■ WHAT YOU ARE ASKED TO DO
Copy each record exactly as it reads, leaving out any pictures it holds.

■ MATERIAL FOR THIS EXERCISE
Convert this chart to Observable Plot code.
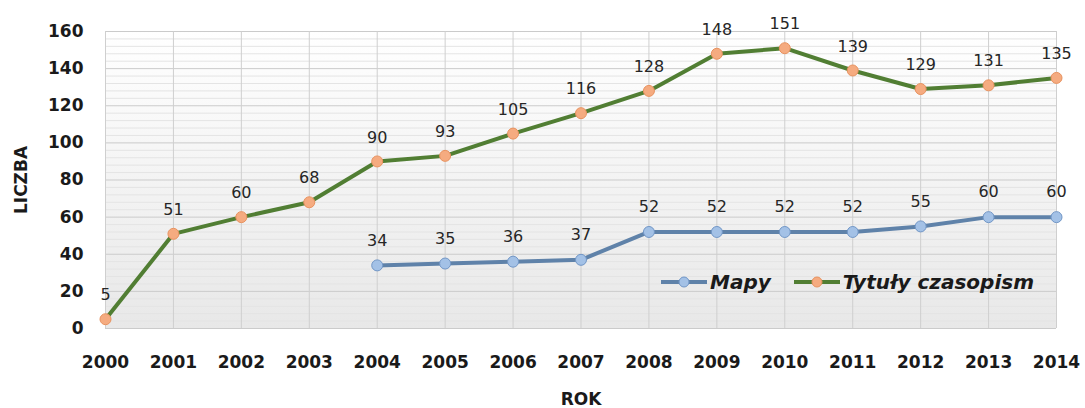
<!DOCTYPE html>
<html>
<head>
<meta charset="utf-8">
<script src="https://cdn.jsdelivr.net/npm/d3@7"></script>
<script src="https://cdn.jsdelivr.net/npm/@observablehq/plot@0.6"></script>
<style>
  html, body { margin: 0; padding: 0; background: #fff; }
  #wrap { position: relative; width: 1085px; height: 408px; font-family: "DejaVu Sans", sans-serif; }
  #legend { position: absolute; left: 660px; top: 270px; display: flex; align-items: center; font-weight: bold; font-style: italic; font-size: 20px; color: #1a1a1a; white-space: nowrap; }
  #legend .item { display: flex; align-items: center; }
  #legend svg { margin-right: 2px; }
</style>
</head>
<body>
<div id="wrap"></div>
<script>
const years = [2000, 2001, 2002, 2003, 2004, 2005, 2006, 2007, 2008, 2009, 2010, 2011, 2012, 2013, 2014];
const mapyYears = [2004, 2005, 2006, 2007, 2008, 2009, 2010, 2011, 2012, 2013, 2014];
const mapyValues = [34, 35, 36, 37, 52, 52, 52, 52, 55, 60, 60];
const tytulyValues = [5, 51, 60, 68, 90, 93, 105, 116, 128, 148, 151, 139, 129, 131, 135];
const yTicks = [0, 20, 40, 60, 80, 100, 120, 140, 160];
const seriesNames = ["Mapy", "Tytuły czasopism"];

const mapy = mapyYears.map((y, i) => ({year: y, value: mapyValues[i]}));
const tytuly = years.map((y, i) => ({year: y, value: tytulyValues[i]}));

const colors = {
  mapyLine: "#5f82a9", mapyFill: "#a3c1e6", mapyStroke: "#7196c6",
  tytLine: "#517e33", tytFill: "#f5ab80", tytStroke: "#e8925f"
};

function background(index, scales, values, dims) {
  const g = d3.create("svg:g");
  const lg = g.append("defs").append("linearGradient")
    .attr("id", "bggrad").attr("x1", 0).attr("y1", 0).attr("x2", 0).attr("y2", 1);
  lg.append("stop").attr("offset", "0%").attr("stop-color", "#ffffff");
  lg.append("stop").attr("offset", "100%").attr("stop-color", "#e8e8e8");
  g.append("rect")
    .attr("x", dims.marginLeft).attr("y", dims.marginTop)
    .attr("width", dims.width - dims.marginLeft - dims.marginRight)
    .attr("height", dims.height - dims.marginTop - dims.marginBottom)
    .attr("fill", "url(#bggrad)");
  return g.node();
}

const minorTicks = d3.range(0, 161, 4).filter(v => v % 20 !== 0);

const chart = Plot.plot({
  width: 1085,
  height: 408,
  marginLeft: 105,
  marginRight: 29,
  marginTop: 31,
  marginBottom: 80,
  style: {fontFamily: "DejaVu Sans, sans-serif", color: "#1a1a1a", background: "transparent"},
  x: {type: "linear", domain: [2000, 2014]},
  y: {domain: [0, 160]},
  marks: [
    background,
    Plot.gridY(minorTicks, {stroke: "#e4e4e4", strokeOpacity: 1}),
    Plot.gridY(yTicks, {stroke: "#cbcbcb", strokeOpacity: 1}),
    Plot.gridX(years, {stroke: "#cfcfcf", strokeOpacity: 1}),
    Plot.axisY(yTicks, {tickSize: 0, tickPadding: 22, fontSize: 17, fontWeight: "bold",
      label: "LICZBA", labelAnchor: "center", labelOffset: 91, labelArrow: "none"}),
    Plot.axisX(years, {tickSize: 0, tickPadding: 27, fontSize: 17, fontWeight: "bold",
      tickFormat: d => String(d), label: "ROK", labelAnchor: "center", labelOffset: 76, labelArrow: "none"}),
    Plot.line(tytuly, {x: "year", y: "value", stroke: colors.tytLine, strokeWidth: 4}),
    Plot.line(mapy, {x: "year", y: "value", stroke: colors.mapyLine, strokeWidth: 4}),
    Plot.dot(tytuly, {x: "year", y: "value", r: 5.5, fill: colors.tytFill, stroke: colors.tytStroke, strokeWidth: 1}),
    Plot.dot(mapy, {x: "year", y: "value", r: 5.5, fill: colors.mapyFill, stroke: colors.mapyStroke, strokeWidth: 1}),
    Plot.text(tytuly, {x: "year", y: "value", text: d => String(d.value), dy: -24, fontSize: 16, fill: "#262626"}),
    Plot.text(mapy, {x: "year", y: "value", text: d => String(d.value), dy: -25, fontSize: 16, fill: "#262626"})
  ]
});

const wrap = document.getElementById("wrap");
wrap.appendChild(chart);

function swatch(line, fill, stroke) {
  return `<svg width="48" height="14" viewBox="0 0 48 14"><line x1="1" y1="7" x2="47" y2="7" stroke="${line}" stroke-width="4"/><circle cx="24" cy="7" r="5" fill="${fill}" stroke="${stroke}" stroke-width="1"/></svg>`;
}
const legend = document.createElement("div");
legend.id = "legend";
legend.innerHTML =
  `<div class="item">${swatch(colors.mapyLine, colors.mapyFill, colors.mapyStroke)}<span>${seriesNames[0]}</span></div>` +
  `<div class="item" style="margin-left:22px">${swatch(colors.tytLine, colors.tytFill, colors.tytStroke)}<span>${seriesNames[1]}</span></div>`;
wrap.appendChild(legend);
</script>
</body>
</html>
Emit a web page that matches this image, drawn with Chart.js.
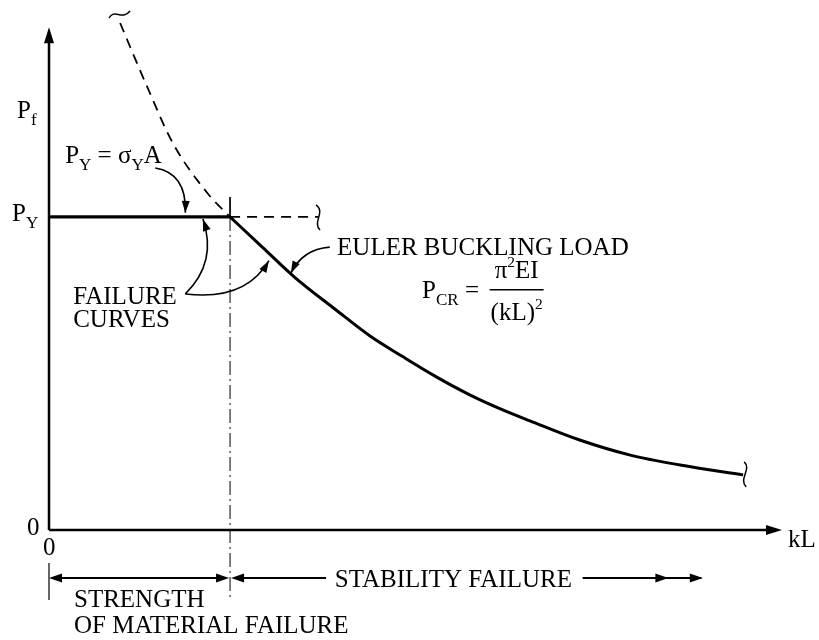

■ FULL ANSWER
Convert this chart to Observable Plot code.
<!DOCTYPE html>
<html>
<head>
<meta charset="utf-8">
<script src="https://cdn.jsdelivr.net/npm/d3@7"></script>
<script src="https://cdn.jsdelivr.net/npm/@observablehq/plot@0.6"></script>
<style>
  html, body { margin: 0; padding: 0; background: #fff; }
  #wrap { position: relative; width: 1085px; height: 408px; font-family: "DejaVu Sans", sans-serif; }
  #legend { position: absolute; left: 660px; top: 270px; display: flex; align-items: center; font-weight: bold; font-style: italic; font-size: 20px; color: #1a1a1a; white-space: nowrap; }
  #legend .item { display: flex; align-items: center; }
  #legend svg { margin-right: 2px; }
</style>
</head>
<body>
<div id="wrap"></div>
<script>
const years = [2000, 2001, 2002, 2003, 2004, 2005, 2006, 2007, 2008, 2009, 2010, 2011, 2012, 2013, 2014];
const mapyYears = [2004, 2005, 2006, 2007, 2008, 2009, 2010, 2011, 2012, 2013, 2014];
const mapyValues = [34, 35, 36, 37, 52, 52, 52, 52, 55, 60, 60];
const tytulyValues = [5, 51, 60, 68, 90, 93, 105, 116, 128, 148, 151, 139, 129, 131, 135];
const yTicks = [0, 20, 40, 60, 80, 100, 120, 140, 160];
const seriesNames = ["Mapy", "Tytuły czasopism"];

const mapy = mapyYears.map((y, i) => ({year: y, value: mapyValues[i]}));
const tytuly = years.map((y, i) => ({year: y, value: tytulyValues[i]}));

const colors = {
  mapyLine: "#5f82a9", mapyFill: "#a3c1e6", mapyStroke: "#7196c6",
  tytLine: "#517e33", tytFill: "#f5ab80", tytStroke: "#e8925f"
};

function background(index, scales, values, dims) {
  const g = d3.create("svg:g");
  const lg = g.append("defs").append("linearGradient")
    .attr("id", "bggrad").attr("x1", 0).attr("y1", 0).attr("x2", 0).attr("y2", 1);
  lg.append("stop").attr("offset", "0%").attr("stop-color", "#ffffff");
  lg.append("stop").attr("offset", "100%").attr("stop-color", "#e8e8e8");
  g.append("rect")
    .attr("x", dims.marginLeft).attr("y", dims.marginTop)
    .attr("width", dims.width - dims.marginLeft - dims.marginRight)
    .attr("height", dims.height - dims.marginTop - dims.marginBottom)
    .attr("fill", "url(#bggrad)");
  return g.node();
}

const minorTicks = d3.range(0, 161, 4).filter(v => v % 20 !== 0);

const chart = Plot.plot({
  width: 1085,
  height: 408,
  marginLeft: 105,
  marginRight: 29,
  marginTop: 31,
  marginBottom: 80,
  style: {fontFamily: "DejaVu Sans, sans-serif", color: "#1a1a1a", background: "transparent"},
  x: {type: "linear", domain: [2000, 2014]},
  y: {domain: [0, 160]},
  marks: [
    background,
    Plot.gridY(minorTicks, {stroke: "#e4e4e4", strokeOpacity: 1}),
    Plot.gridY(yTicks, {stroke: "#cbcbcb", strokeOpacity: 1}),
    Plot.gridX(years, {stroke: "#cfcfcf", strokeOpacity: 1}),
    Plot.axisY(yTicks, {tickSize: 0, tickPadding: 22, fontSize: 17, fontWeight: "bold",
      label: "LICZBA", labelAnchor: "center", labelOffset: 91, labelArrow: "none"}),
    Plot.axisX(years, {tickSize: 0, tickPadding: 27, fontSize: 17, fontWeight: "bold",
      tickFormat: d => String(d), label: "ROK", labelAnchor: "center", labelOffset: 76, labelArrow: "none"}),
    Plot.line(tytuly, {x: "year", y: "value", stroke: colors.tytLine, strokeWidth: 4}),
    Plot.line(mapy, {x: "year", y: "value", stroke: colors.mapyLine, strokeWidth: 4}),
    Plot.dot(tytuly, {x: "year", y: "value", r: 5.5, fill: colors.tytFill, stroke: colors.tytStroke, strokeWidth: 1}),
    Plot.dot(mapy, {x: "year", y: "value", r: 5.5, fill: colors.mapyFill, stroke: colors.mapyStroke, strokeWidth: 1}),
    Plot.text(tytuly, {x: "year", y: "value", text: d => String(d.value), dy: -24, fontSize: 16, fill: "#262626"}),
    Plot.text(mapy, {x: "year", y: "value", text: d => String(d.value), dy: -25, fontSize: 16, fill: "#262626"})
  ]
});

const wrap = document.getElementById("wrap");
wrap.appendChild(chart);

function swatch(line, fill, stroke) {
  return `<svg width="48" height="14" viewBox="0 0 48 14"><line x1="1" y1="7" x2="47" y2="7" stroke="${line}" stroke-width="4"/><circle cx="24" cy="7" r="5" fill="${fill}" stroke="${stroke}" stroke-width="1"/></svg>`;
}
const legend = document.createElement("div");
legend.id = "legend";
legend.innerHTML =
  `<div class="item">${swatch(colors.mapyLine, colors.mapyFill, colors.mapyStroke)}<span>${seriesNames[0]}</span></div>` +
  `<div class="item" style="margin-left:22px">${swatch(colors.tytLine, colors.tytFill, colors.tytStroke)}<span>${seriesNames[1]}</span></div>`;
wrap.appendChild(legend);
</script>
</body>
</html>
Emit a web page that matches this image, drawn with Chart.js.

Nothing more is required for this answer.